Why can anyone with a link to the credential add it

Hey everyone so tbh I don’t know much about blockcerts but my school used it for high school diplomas and before graduation they asked us to make accounts (or passphrases) and then add the school as issuer. I did that and noted down my phrase but i lost my cell phone and I had to log in onto the app first i tried many time with the passphrase i wrote down but it gave an error saying that it was invalid or incorrect passphrase but after checking the passphrase through the Bip39 word list and everything I got a passphrase that let me access the account but when i entered I was surprised that there was no issuer there already added but I tried to open the URL link to import my credential and it worked and i got my credentials imported then just to confirm that it was my account and i did not accidently logged into someone else’s account I got another mobile phone downloaded the app made a passphrase and without adding any issuer i added a credential directly from the URL and it went through so how is it safe like this means anyone who has the URL can add and something that is bothering me so much is how is this secure I mean if you go to Ian Coleman’s BIP39 tool and start messing around, you can literally generate working passphrases that give access to valid wallets. Sure, it’s almost always just random wallets with nothing inside, but the fact that you can technically stumble upon a real one makes it feel insecure. Another thing now I am feel very paranoid that the first account i added my credentials into was not mine and now my credentials are in some one else’s wallet/account so can you delete credentials from an account

Hi,

your post covers many unformulated questions so I’ll try to hopefully address most of your concerns.

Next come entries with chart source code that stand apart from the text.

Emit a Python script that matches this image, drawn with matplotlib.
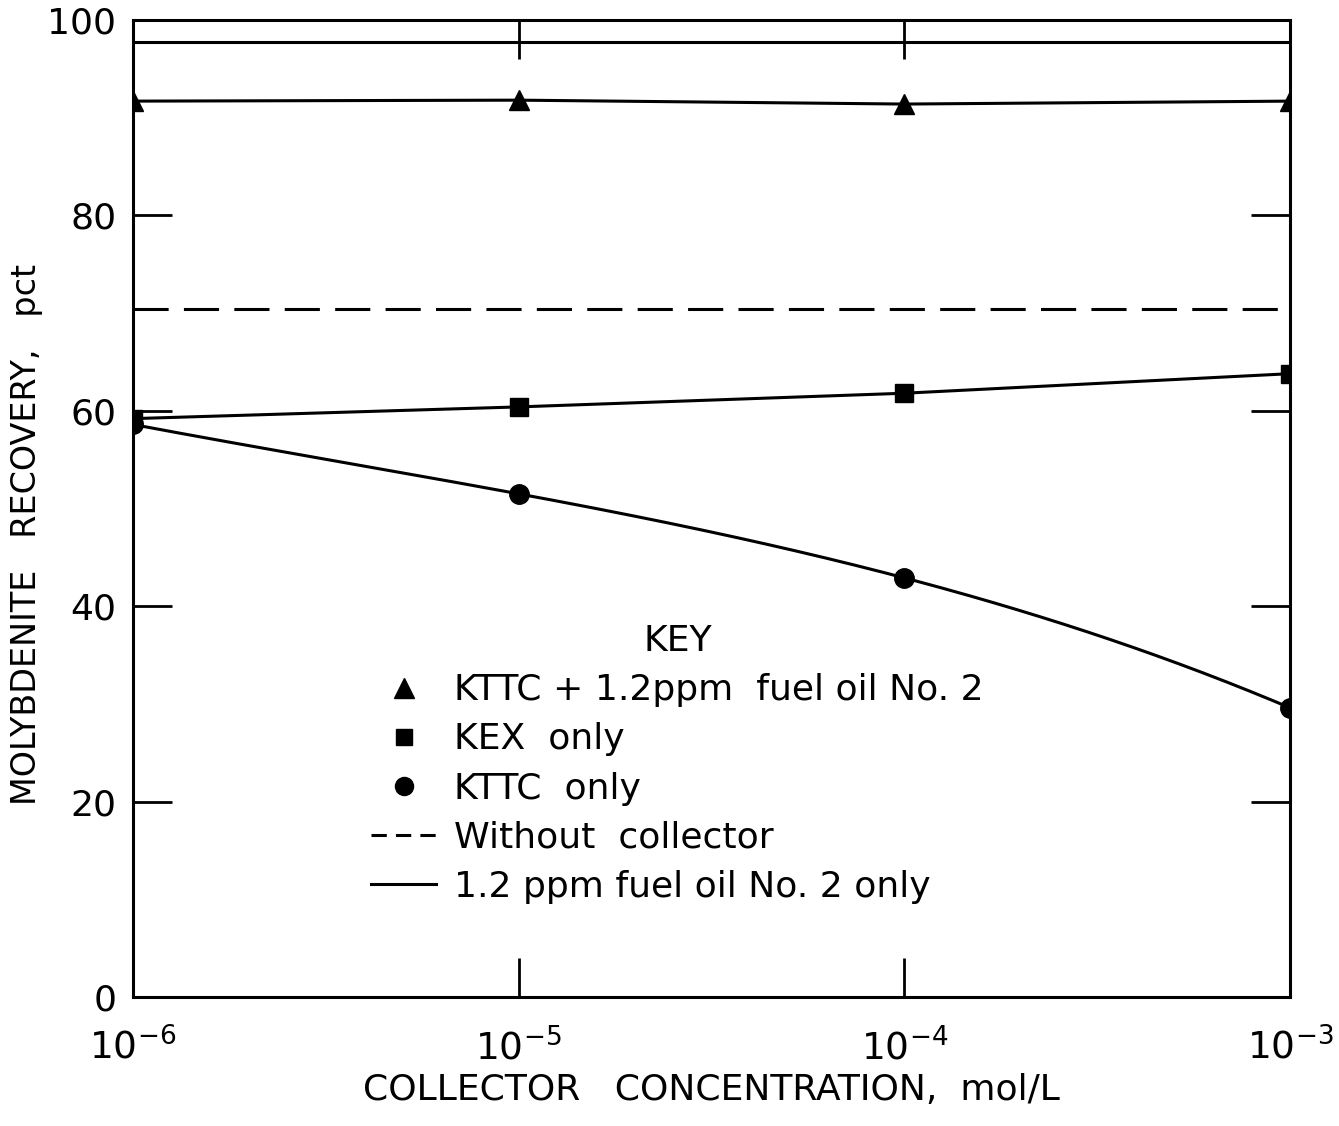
#!/usr/bin/env python3
"""
Molybdenite recovery vs collector concentration.
"""

import matplotlib

matplotlib.use("Agg")
import matplotlib.pyplot as plt
import numpy as np
from matplotlib.lines import Line2D


concentration = [1e-6, 1e-5, 1e-4, 1e-3]
kttc_fuel_oil = [91.7, 91.8, 91.4, 91.7]
kex_only = [59.2, 60.4, 61.8, 63.8]
kttc_only = [58.6, 51.5, 42.9, 29.6]
without_collector = 70.4
fuel_oil_only = 97.8

legend_labels = [
    "KTTC + 1.2ppm  fuel oil No. 2",
    "KEX  only",
    "KTTC  only",
    "Without  collector",
    "1.2 ppm fuel oil No. 2 only",
]

plt.rcParams["font.family"] = ["DejaVu Sans"]
plt.rcParams["mathtext.fontset"] = "dejavusans"

fig = plt.figure(figsize=(13.39, 11.26), dpi=100)
ax = fig.add_axes([0.0993, 0.1146, 0.8641, 0.8676])

lw = 2.2
ax.axhline(fuel_oil_only, color="black", linewidth=lw)
ax.axhline(without_collector, color="black", linewidth=lw, dashes=(11.5, 5))
ax.plot(concentration, kttc_fuel_oil, color="black", linewidth=lw,
        marker="^", markersize=15)
ax.plot(concentration, kex_only, color="black", linewidth=lw,
        marker="s", markersize=13)

# smooth curve through the KTTC-only points (log-x)
logx = np.log10(concentration)
coef = np.polyfit(logx, kttc_only, 3)
xs = np.linspace(logx[0], logx[-1], 200)
ax.plot(10 ** xs, np.polyval(coef, xs), color="black", linewidth=lw)
ax.plot(concentration, kttc_only, linestyle="none", color="black",
        marker="o", markersize=14)

ax.set_xscale("log")
ax.set_xlim(1e-6, 1e-3)
ax.set_ylim(0, 100)
ax.set_xticks(concentration)
ax.set_xticklabels([r"$\mathregular{10^{-6}}$", r"$\mathregular{10^{-5}}$",
                    r"$\mathregular{10^{-4}}$", r"$\mathregular{10^{-3}}$"])
ax.minorticks_off()
ax.set_yticks([0, 20, 40, 60, 80, 100])
ax.set_yticklabels(["0", "20", "40", "60", "80", "100"])
ax.tick_params(axis="both", direction="in", length=28, width=2,
               top=True, right=True, labelsize=26, pad=12)
ax.tick_params(axis="x", pad=22, labelsize=27)
for spine in ax.spines.values():
    spine.set_linewidth(2.2)

ax.set_xlabel("COLLECTOR   CONCENTRATION,  mol/L", fontsize=26, labelpad=4)
ax.set_ylabel("MOLYBDENITE   RECOVERY,   pct", fontsize=24)
ax.yaxis.set_label_coords(-0.078, 0.473)

handles = [
    Line2D([], [], color="black", marker="^", linestyle="none", markersize=15),
    Line2D([], [], color="black", marker="s", linestyle="none", markersize=12),
    Line2D([], [], color="black", marker="o", linestyle="none", markersize=13),
    Line2D([], [], color="black", linewidth=lw, dashes=(5, 3)),
    Line2D([], [], color="black", linewidth=lw),
]
leg = ax.legend(handles, legend_labels, title="KEY", frameon=False,
                fontsize=26, title_fontsize=26, handlelength=1.8,
                handletextpad=0.5, labelspacing=0.42,
                loc="upper left", bbox_to_anchor=(0.178, 0.415))

fig.savefig("out.png", dpi=100)
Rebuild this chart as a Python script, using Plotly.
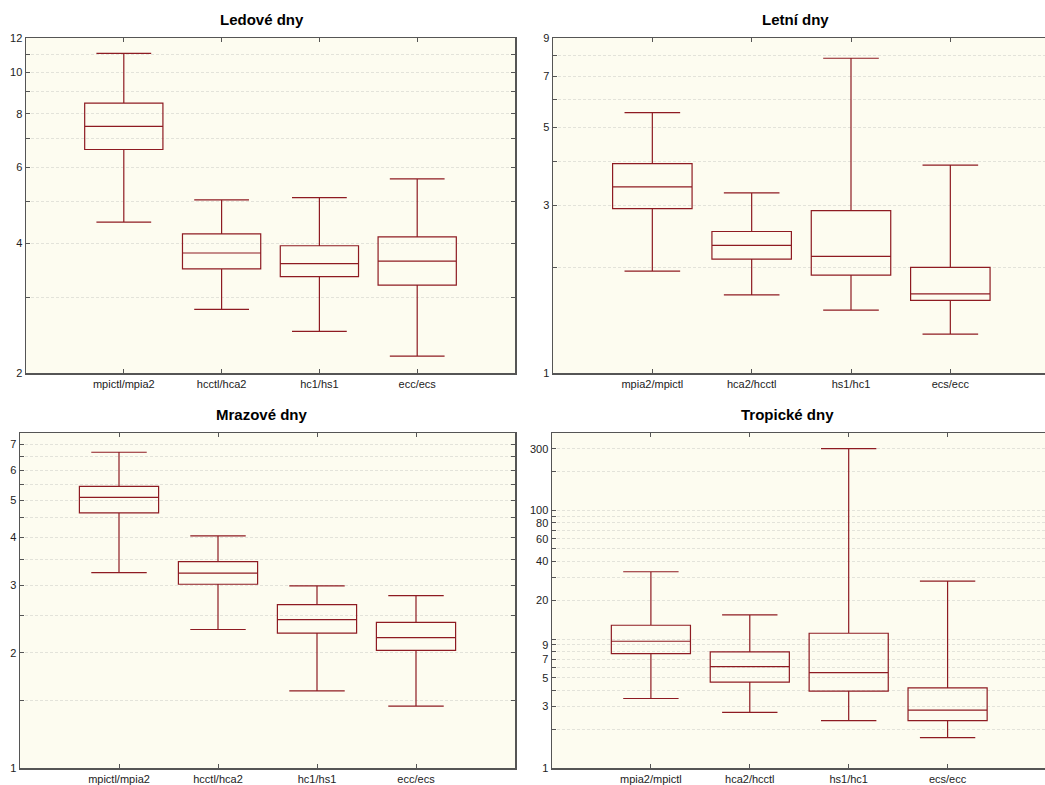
import numpy as np
import plotly.graph_objects as go

# ---------------- data ----------------
titles = ["Ledové dny", "Letní dny", "Mrazové dny", "Tropické dny"]

cats_ledove = ["mpictl/mpia2", "hcctl/hca2", "hc1/hs1", "ecc/ecs"]
ledove_low = [4.48, 2.81, 2.50, 2.19]
ledove_q1 = [6.61, 3.49, 3.35, 3.20]
ledove_med = [7.48, 3.80, 3.59, 3.64]
ledove_q3 = [8.47, 4.21, 3.95, 4.14]
ledove_high = [11.05, 5.05, 5.11, 5.65]

cats_letni = ["mpia2/mpictl", "hca2/hcctl", "hs1/hc1", "ecs/ecc"]
letni_low = [1.95, 1.67, 1.51, 1.29]
letni_q1 = [2.94, 2.11, 1.90, 1.61]
letni_med = [3.39, 2.31, 2.15, 1.68]
letni_q3 = [3.95, 2.53, 2.90, 2.00]
letni_high = [5.52, 3.26, 7.88, 3.91]

cats_mrazove = ["mpictl/mpia2", "hcctl/hca2", "hc1/hs1", "ecc/ecs"]
mrazove_low = [3.24, 2.30, 1.59, 1.45]
mrazove_q1 = [4.64, 3.02, 2.25, 2.03]
mrazove_med = [5.09, 3.23, 2.44, 2.19]
mrazove_q3 = [5.44, 3.46, 2.67, 2.40]
mrazove_high = [6.68, 4.04, 2.99, 2.82]

cats_tropicke = ["mpia2/mpictl", "hca2/hcctl", "hs1/hc1", "ecs/ecc"]
tropicke_low = [3.46, 2.70, 2.33, 1.72]
tropicke_q1 = [7.72, 4.63, 3.95, 2.33]
tropicke_med = [9.62, 6.12, 5.50, 2.81]
tropicke_q3 = [12.8, 7.96, 11.1, 4.19]
tropicke_high = [33.3, 15.4, 300.0, 28.2]

# axis ticks
ledove_ticks = [2, 4, 6, 8, 10, 12]
ledove_minor = [3, 5, 7, 9, 11]
letni_ticks = [1, 3, 5, 7, 9]
letni_minor = [2, 4, 6, 8]
mrazove_ticks = [1, 2, 3, 4, 5, 6, 7]
mrazove_minor = [1.5, 2.5, 3.5, 4.5, 5.5, 6.5]
tropicke_ticks = [1, 3, 5, 7, 9, 20, 40, 60, 80, 100, 300]
tropicke_minor = [2, 4, 6, 8, 10, 30, 50, 70, 90, 200]

# ---------------- style ----------------
W, H = 1045, 785
BOX_COLOR = "#8e1b22"
PLOT_BG = "#fdfcf0"
FRAME = "#555555"
GRID = "#e3e3da"
GRIDDASH = "3px,2px"
FONT = "Liberation Sans, Arial, sans-serif"

panels = [
    dict(title=titles[0], cats=cats_ledove, low=ledove_low, q1=ledove_q1, med=ledove_med,
         q3=ledove_q3, high=ledove_high, ticks=ledove_ticks, minor=ledove_minor,
         yr=(2, 12), xdom=(26 / W, 515 / W), ydom=(1 - 373 / H, 1 - 38 / H),
         xr=(-1, 4), ymirror="ticks", tx=262 / W, ty=1 - 20 / H),
    dict(title=titles[1], cats=cats_letni, low=letni_low, q1=letni_q1, med=letni_med,
         q3=letni_q3, high=letni_high, ticks=letni_ticks, minor=letni_minor,
         yr=(1, 9), xdom=(553 / W, 1.0), ydom=(1 - 373 / H, 1 - 38 / H),
         xr=(-1, 3.953), ymirror=False, tx=795 / W, ty=1 - 20 / H),
    dict(title=titles[2], cats=cats_mrazove, low=mrazove_low, q1=mrazove_q1, med=mrazove_med,
         q3=mrazove_q3, high=mrazove_high, ticks=mrazove_ticks, minor=mrazove_minor,
         yr=(1, 7.5), xdom=(20 / W, 515 / W), ydom=(1 - 768 / H, 1 - 433 / H),
         xr=(-1, 4), ymirror="ticks", tx=262 / W, ty=1 - 414 / H),
    dict(title=titles[3], cats=cats_tropicke, low=tropicke_low, q1=tropicke_q1, med=tropicke_med,
         q3=tropicke_q3, high=tropicke_high, ticks=tropicke_ticks, minor=tropicke_minor,
         yr=(1, 397), xdom=(552 / W, 1.0), ydom=(1 - 768 / H, 1 - 433 / H),
         xr=(-1, 3.985), ymirror=False, tx=787 / W, ty=1 - 414 / H),
]

fig = go.Figure()
layout = dict(
    width=W, height=H, autosize=False,
    margin=dict(l=0, r=0, t=0, b=0, pad=0),
    paper_bgcolor="white",
    plot_bgcolor=PLOT_BG,
    showlegend=False,
    font=dict(family=FONT, size=11, color="#222222"),
    annotations=[],
)

for i, p in enumerate(panels):
    n = "" if i == 0 else str(i + 1)
    xa, ya = "x" + n, "y" + n
    fig.add_trace(go.Box(
        x=p["cats"], q1=p["q1"], median=p["med"], q3=p["q3"],
        lowerfence=p["low"], upperfence=p["high"],
        xaxis=xa, yaxis=ya,
        width=0.8, whiskerwidth=0.7,
        line=dict(color=BOX_COLOR, width=1.2),
        fillcolor="rgba(0,0,0,0)",
        boxpoints=False, hoverinfo="skip",
    ))
    layout["xaxis" + n] = dict(
        domain=list(p["xdom"]), anchor=ya, type="category",
        categoryorder="array", categoryarray=p["cats"],
        range=list(p["xr"]),
        showline=True, linecolor=FRAME, linewidth=1.5, mirror="ticks",
        ticks="inside", ticklen=4, tickcolor=FRAME, tickwidth=1,
        showgrid=False, zeroline=False, automargin=False,
        tickfont=dict(family=FONT, size=11, color="#222222"),
    )
    layout["yaxis" + n] = dict(
        domain=list(p["ydom"]), anchor=xa, type="log",
        range=[np.log10(p["yr"][0]), np.log10(p["yr"][1])],
        tickmode="array", tickvals=p["ticks"], ticktext=[str(t) for t in p["ticks"]],
        showline=True, linecolor=FRAME, linewidth=1.5, mirror=p["ymirror"],
        ticks="inside", ticklen=4, tickcolor=FRAME, tickwidth=1,
        showgrid=True, gridcolor=GRID, griddash=GRIDDASH, gridwidth=1,
        zeroline=False, automargin=False,
        minor=dict(tickmode="array", tickvals=p["minor"], showgrid=True,
                   gridcolor=GRID, griddash=GRIDDASH, gridwidth=1,
                   ticks="inside", ticklen=4, tickcolor=FRAME),
        tickfont=dict(family=FONT, size=11, color="#222222"),
    )
    layout["annotations"].append(dict(
        text="<b>" + p["title"] + "</b>", x=p["tx"], y=p["ty"],
        xref="paper", yref="paper", xanchor="center", yanchor="middle",
        showarrow=False, font=dict(family=FONT, size=15, color="black"),
    ))

fig.update_layout(**layout)
fig.write_html(
    "out.html",
    config={"displayModeBar": False, "staticPlot": True},
    post_script="document.body.style.margin='0';document.body.style.overflow='hidden';",
)
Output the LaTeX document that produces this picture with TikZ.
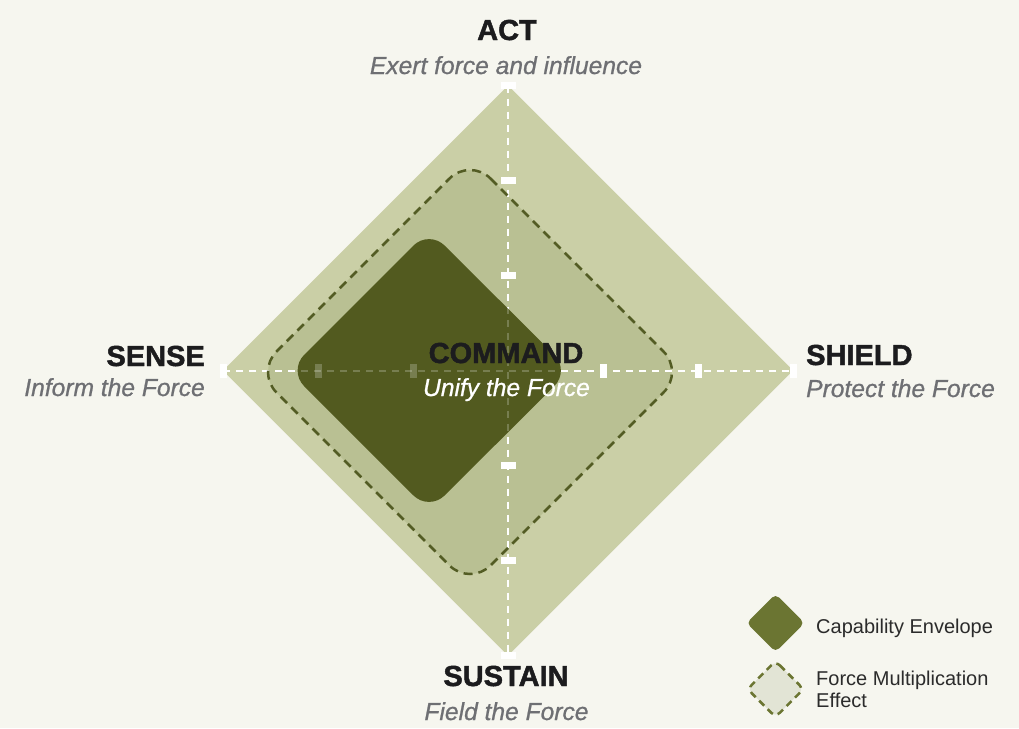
\documentclass[tikz,border=0pt]{standalone}
\usepackage{fontspec}
\setmainfont{Liberation Sans}
\newfontfamily\heavyfont[FakeBold=1.6]{Liberation Sans Bold}
\newfontfamily\subfont[FakeBold=0.8]{Liberation Sans Italic}
\definecolor{bgc}{HTML}{F6F6EF}
\definecolor{outerc}{HTML}{CACFA6}
\definecolor{midc}{HTML}{B9C093}
\definecolor{darkc}{HTML}{525A1F}
\definecolor{dashc}{HTML}{535C24}
\definecolor{legdark}{HTML}{6B7532}
\definecolor{leglight}{HTML}{E2E4D5}
\definecolor{titlec}{HTML}{1C1C1E}
\definecolor{subc}{HTML}{6E6F73}
\definecolor{legtext}{HTML}{2B2B2B}
\begin{document}
\begin{tikzpicture}[x=1pt,y=-1pt,
  titletext/.style={font=\fontsize{29}{29}\selectfont\heavyfont, text=titlec, inner sep=0pt},
  subtext/.style={font=\fontsize{24.6}{24.6}\selectfont\subfont, text=subc, inner sep=0pt},
  axisline/.style={white, line width=2pt, dash pattern=on 7pt off 6pt},
  htick/.style={fill=white, draw=none, minimum width=7pt, minimum height=14pt, inner sep=0pt},
  vtick/.style={fill=white, draw=none, minimum width=15pt, minimum height=7pt, inner sep=0pt},
  dashborder/.style={draw=dashc, line width=2.5pt, dash pattern=on 9pt off 6pt},
  legtxt/.style={font=\fontsize{20}{22}\selectfont, text=legtext, inner sep=0pt}
]
\useasboundingbox (0,0) rectangle (1019,728);
\fill[bgc] (0,0) rectangle (1019,728);

% outer diamond
\coordinate (T) at (508,85.5);
\coordinate (R) at (793,370.5);
\coordinate (B) at (508,655.5);
\coordinate (L) at (223,370.5);
\fill[outerc] (T) -- (R) -- (B) -- (L) -- cycle;

% force multiplication fill
\fill[midc, rounded corners=29pt] (470,158) -- (684,372) -- (470,586) -- (256,372) -- cycle;

% axes
\draw[axisline] (L) -- (R);
\draw[axisline] (T) -- (B);
\foreach \d in {95,190,285} {
  \node[htick] at (508+\d,370.5) {};
  \node[htick] at (508-\d,370.5) {};
  \node[vtick] at (508,370.5+\d) {};
  \node[vtick] at (508,370.5-\d) {};
}

% dashed border
\draw[dashborder, rounded corners=29pt] (470,158) -- (684,372) -- (470,586) -- (256,372) -- cycle;

% capability envelope
\fill[darkc, rounded corners=22pt] (429,230) -- (570,370.5) -- (429,511) -- (288.5,370.5) -- cycle;
\begin{scope}
  \clip[rounded corners=22pt] (429,230) -- (570,370.5) -- (429,511) -- (288.5,370.5) -- cycle;
  \begin{scope}[opacity=0.22]
    \draw[axisline] (L) -- (R);
    \draw[axisline] (T) -- (B);
    \foreach \d in {95,190} {
      \node[htick] at (508-\d,370.5) {};
      \node[vtick] at (508,370.5-\d) {};
      \node[vtick] at (508,370.5+\d) {};
    }
  \end{scope}
\end{scope}

% labels
\node[titletext, anchor=base] (act) at (507,40) {ACT};
\node[subtext, anchor=base] (actsub) at (506,74) {Exert force and influence};
\node[titletext, anchor=base east] (sense) at (205,366) {SENSE};
\node[subtext, anchor=base east] (sensesub) at (205,396) {Inform the Force};
\node[titletext, anchor=base west] (shield) at (806,365) {SHIELD};
\node[subtext, anchor=base west] (shieldsub) at (806,397) {Protect the Force};
\node[titletext, anchor=base] (command) at (506,363) {COMMAND};
\node[subtext, anchor=base, text=white] (commandsub) at (506.5,396) {Unify the Force};
\node[titletext, anchor=base] (sustain) at (506,686) {SUSTAIN};
\node[subtext, anchor=base] (sustainsub) at (506.5,720) {Field the Force};

% legend
\fill[legdark, rounded corners=5pt] (775.5,594) -- (804.5,623) -- (775.5,652) -- (746.5,623) -- cycle;
\filldraw[fill=leglight, draw=legdark, line width=2.5pt, dash pattern=on 7pt off 5pt, rounded corners=6pt] (775.5,661) -- (803.5,689) -- (775.5,717) -- (747.5,689) -- cycle;
\node[legtxt, anchor=base west] (leg1) at (816,633) {Capability Envelope};
\node[legtxt, anchor=base west] (leg2) at (816,685) {Force Multiplication};
\node[legtxt, anchor=base west] (leg3) at (816,707) {Effect};
\end{tikzpicture}
\end{document}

it gave an error saying that it was invalid or incorrect passphrase but after checking the passphrase through the Bip39 word list and everything I got a passphrase that let me access the account

This is a bit unclear. A passphrase is a seed to generate a key pair of which the public key then gets derived to a bitcoin address.
I’m not sure if you are reporting a bug, when you say you managed to get a passphrase with a BIP-39 generator, was it any passphrase, or was there a missing character or something with the passphrase you had written down and that website helped you recover the missing bit?

Nonetheless I haven’t extensively tried the wallet’s generator, but I’m surprised you’d have an error manually entering a phrase. Did you try to import a file or enter it manually with the keyboard?

I was surprised that there was no issuer there already added

The passphrase recovers the public key, but not the account history which is not backed up anywhere (cloud or local), and only exists on your phone while the app is installed. Having to re-import your credentials is the expected way when re-installing the app.

I tried to open the URL link to import my credential and it worked and i got my credentials imported then just to confirm that it was my account and i did not accidently logged into someone else’s account I got another mobile phone downloaded the app made a passphrase and without adding any issuer i added a credential directly from the URL and it went through

The wallet is supposed to check the ownership of the recipients public key, so what you are describing could be a bug I’d need to take a look at.

Ian Coleman’s BIP39 tool and start messing around, you can literally generate working passphrases that give access to valid wallets. Sure, it’s almost always just random wallets with nothing inside, but the fact that you can technically stumble upon a real one makes it feel insecure.

I’m fuzzy on the details and by no means an expert but I think the randomness is high enough that the whole bitcoin ecosystem works on this system. Key takeaway is:

  • 256 bits = 2²⁵⁶ possible combinations.
  • ≈ 1.16 × 10⁷⁷ possibilities.
  • Even if you had the fastest supercomputer guessing 10¹⁸ seeds per second, it would still take longer than the age of the universe to brute-force a single 24-word phrase.